The long awaited Government report on the review of the Legal Aid, Sentencing and Punishment of Offenders Act (LASPO) has been published alongside a Legal Support Action Plan, outlining a package of policies on access to legal support services.
LawWorks have been engaged at all stages of the review and pre-review process, including
- Joint APPG meetings with Ministers;
- Co-ordinating, drafting and submitting a joint memo from stakeholders to the Justice Select Committee;
- Submitting evidence to the Ministry of Justice (MoJ) Review Team, and participating in the MoJ’s key consultative groups;
- Organising meetings at the main party conferences in 2017 and 2018 on access to justice topics and the work of the Bach Commission on Access to Justice;
- Supporting a conference with the Legal Aid Practitioners Group (LAPG), and also engaging wider stakeholders (for example the Equality and Diversity Forum).
The outcome of this review does not propose to change the fundamental structure of LASPO as the basis for providing legal aid, however some significant developments and initiatives are proposed.

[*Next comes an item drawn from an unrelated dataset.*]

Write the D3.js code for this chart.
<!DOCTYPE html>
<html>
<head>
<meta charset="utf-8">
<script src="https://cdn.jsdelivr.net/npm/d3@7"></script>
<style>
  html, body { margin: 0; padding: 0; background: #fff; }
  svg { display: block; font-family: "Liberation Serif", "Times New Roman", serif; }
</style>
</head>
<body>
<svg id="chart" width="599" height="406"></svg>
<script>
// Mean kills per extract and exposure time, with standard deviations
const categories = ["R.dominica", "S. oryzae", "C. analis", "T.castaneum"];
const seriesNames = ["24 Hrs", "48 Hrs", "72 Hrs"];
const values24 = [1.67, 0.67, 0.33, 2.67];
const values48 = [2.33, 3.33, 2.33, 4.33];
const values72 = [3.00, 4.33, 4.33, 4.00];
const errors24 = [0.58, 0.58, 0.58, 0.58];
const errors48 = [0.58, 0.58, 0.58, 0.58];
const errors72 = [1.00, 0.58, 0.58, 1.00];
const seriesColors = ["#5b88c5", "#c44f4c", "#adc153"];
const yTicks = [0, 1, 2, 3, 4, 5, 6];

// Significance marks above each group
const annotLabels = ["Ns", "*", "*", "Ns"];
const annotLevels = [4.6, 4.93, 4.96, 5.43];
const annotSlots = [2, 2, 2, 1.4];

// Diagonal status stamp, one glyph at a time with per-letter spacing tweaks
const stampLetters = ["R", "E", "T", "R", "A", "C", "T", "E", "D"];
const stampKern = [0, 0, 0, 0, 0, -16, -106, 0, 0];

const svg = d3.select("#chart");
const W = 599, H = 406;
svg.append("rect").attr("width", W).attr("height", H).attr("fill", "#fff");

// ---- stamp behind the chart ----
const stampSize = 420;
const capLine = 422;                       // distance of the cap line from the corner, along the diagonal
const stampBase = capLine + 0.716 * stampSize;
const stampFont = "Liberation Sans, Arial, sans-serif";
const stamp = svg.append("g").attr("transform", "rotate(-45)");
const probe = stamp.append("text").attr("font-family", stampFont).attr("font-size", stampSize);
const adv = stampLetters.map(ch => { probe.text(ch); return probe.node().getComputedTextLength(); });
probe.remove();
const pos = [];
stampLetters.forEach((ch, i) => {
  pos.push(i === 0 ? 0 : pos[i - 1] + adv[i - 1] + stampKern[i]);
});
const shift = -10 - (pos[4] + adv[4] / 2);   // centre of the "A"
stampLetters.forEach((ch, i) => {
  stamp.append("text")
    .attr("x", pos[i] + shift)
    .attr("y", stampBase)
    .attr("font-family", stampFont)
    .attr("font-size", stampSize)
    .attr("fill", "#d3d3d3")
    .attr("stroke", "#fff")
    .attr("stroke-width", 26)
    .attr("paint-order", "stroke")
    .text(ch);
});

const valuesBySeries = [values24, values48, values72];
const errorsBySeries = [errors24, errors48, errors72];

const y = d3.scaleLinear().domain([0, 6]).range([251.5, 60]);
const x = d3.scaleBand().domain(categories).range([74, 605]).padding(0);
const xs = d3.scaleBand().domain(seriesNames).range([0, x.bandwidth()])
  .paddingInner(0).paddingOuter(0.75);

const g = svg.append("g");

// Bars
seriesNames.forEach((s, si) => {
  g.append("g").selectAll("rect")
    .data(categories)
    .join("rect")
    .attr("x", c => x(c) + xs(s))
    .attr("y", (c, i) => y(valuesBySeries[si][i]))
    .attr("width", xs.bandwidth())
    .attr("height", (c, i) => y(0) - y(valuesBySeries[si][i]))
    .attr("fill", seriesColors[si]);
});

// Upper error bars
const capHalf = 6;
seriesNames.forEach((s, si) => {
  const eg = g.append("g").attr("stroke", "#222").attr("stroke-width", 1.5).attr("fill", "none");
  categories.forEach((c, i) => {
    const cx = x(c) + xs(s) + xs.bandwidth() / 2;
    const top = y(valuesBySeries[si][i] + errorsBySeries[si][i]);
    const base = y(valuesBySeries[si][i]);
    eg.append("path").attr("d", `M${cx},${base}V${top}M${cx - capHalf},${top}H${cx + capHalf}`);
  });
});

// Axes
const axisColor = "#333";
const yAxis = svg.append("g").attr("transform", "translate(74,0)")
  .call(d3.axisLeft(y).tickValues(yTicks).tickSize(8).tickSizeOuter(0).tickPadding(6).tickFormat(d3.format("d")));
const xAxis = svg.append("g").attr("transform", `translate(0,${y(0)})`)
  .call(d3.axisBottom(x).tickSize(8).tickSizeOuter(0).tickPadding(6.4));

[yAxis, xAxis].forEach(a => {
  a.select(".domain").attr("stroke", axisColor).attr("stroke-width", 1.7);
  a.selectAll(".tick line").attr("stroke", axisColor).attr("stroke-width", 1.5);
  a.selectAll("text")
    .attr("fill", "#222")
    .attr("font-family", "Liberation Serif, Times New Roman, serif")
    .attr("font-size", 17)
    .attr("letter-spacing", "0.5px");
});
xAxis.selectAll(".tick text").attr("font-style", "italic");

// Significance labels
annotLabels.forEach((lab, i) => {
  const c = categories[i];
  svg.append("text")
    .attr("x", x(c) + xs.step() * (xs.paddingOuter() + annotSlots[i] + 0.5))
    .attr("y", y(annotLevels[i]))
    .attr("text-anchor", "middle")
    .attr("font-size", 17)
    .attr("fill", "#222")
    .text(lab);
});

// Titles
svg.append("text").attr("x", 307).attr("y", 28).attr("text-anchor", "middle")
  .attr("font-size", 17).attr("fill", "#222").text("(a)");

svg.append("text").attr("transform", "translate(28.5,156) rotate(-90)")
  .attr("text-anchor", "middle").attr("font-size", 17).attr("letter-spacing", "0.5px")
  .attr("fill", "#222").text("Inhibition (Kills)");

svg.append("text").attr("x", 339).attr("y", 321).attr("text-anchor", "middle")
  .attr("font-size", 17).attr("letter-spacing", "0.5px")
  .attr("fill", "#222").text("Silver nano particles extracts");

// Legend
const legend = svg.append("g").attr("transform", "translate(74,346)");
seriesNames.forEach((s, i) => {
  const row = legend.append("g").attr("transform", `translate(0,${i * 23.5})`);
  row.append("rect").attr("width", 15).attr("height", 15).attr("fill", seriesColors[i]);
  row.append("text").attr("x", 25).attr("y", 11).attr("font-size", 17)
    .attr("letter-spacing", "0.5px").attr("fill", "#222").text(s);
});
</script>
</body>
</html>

Government proposals include:
On legal aid reform
- The legal aid eligibility (means testing) regime to be reviewed, extending eligibility for non‑means tested legal aid for parents opposing applications for placement or adoption orders.
- A campaign to improve awareness of how people can access legal support, including legal aid.
- Expanding the scope of legal aid to include separated migrant children in immigration cases, and to cover special guardianship orders in private family law.
- Working with the Law Society to explore an alternative model for family legal aid.
- Working with legal practitioners on simplifying the exceptional case funding process, including a possible new emergency procedure.
- To remove the mandatory telephone gateway requirements for discrimination, special educational needs and debt cases.
- A consultation on proposals to provide guidance for families setting out the inquest process and legal aid system in lay terms.
- A comprehensive review of the criminal legal aid fee schemes and structures.
Early advice and support for Litigants in Person
- Undertake a pilot to explore how Government can better co-ordinate and signpost legal support.
- Pilot and evaluate the expansion of legal aid to cover early advice in a specific area of social welfare law by autumn 2019.
- Work collaboratively with the sector to pilot, test and evaluate the provision of holistic legal support hubs with up to £5m of funding to support new initiatives.
- Increased funding for the Litigants in Person Support Strategy to £3m for the next two years.
Wider engagement on research, processes and innovation
- Work more across departments to focus on ways to reduce preventable demand.
- Work across the justice system to explore how it can use data more effectively.
- Establish a Legal Support Advisory Network to make use of external expertise, shape research and evaluation proposals, and potentially explore new research opportunities and collaborations.
On pro bono the review also says that:
“We are also keen to work closely with the legal professions, and specialist not-for-profit organisations about the role Government can play to support the delivery of important pro bono services across the country. In particular the ways in which new technologies can empower legal practitioners to deliver more effective pro bono support, and other forms of support legal professions and firms can provide to individuals and other providers in the not-for-profit sector.”
The emphasis in the Action Plan on early advice and co-location of advice with other services (eg healthcare settings) is especially welcome, and the Plan draws on key recommendations of the Low Commission. Notwithstanding disappointment that restrictions on legal aid scope for social welfare law have only been marginally addressed, we will continue to constructively engage with these new initiatives.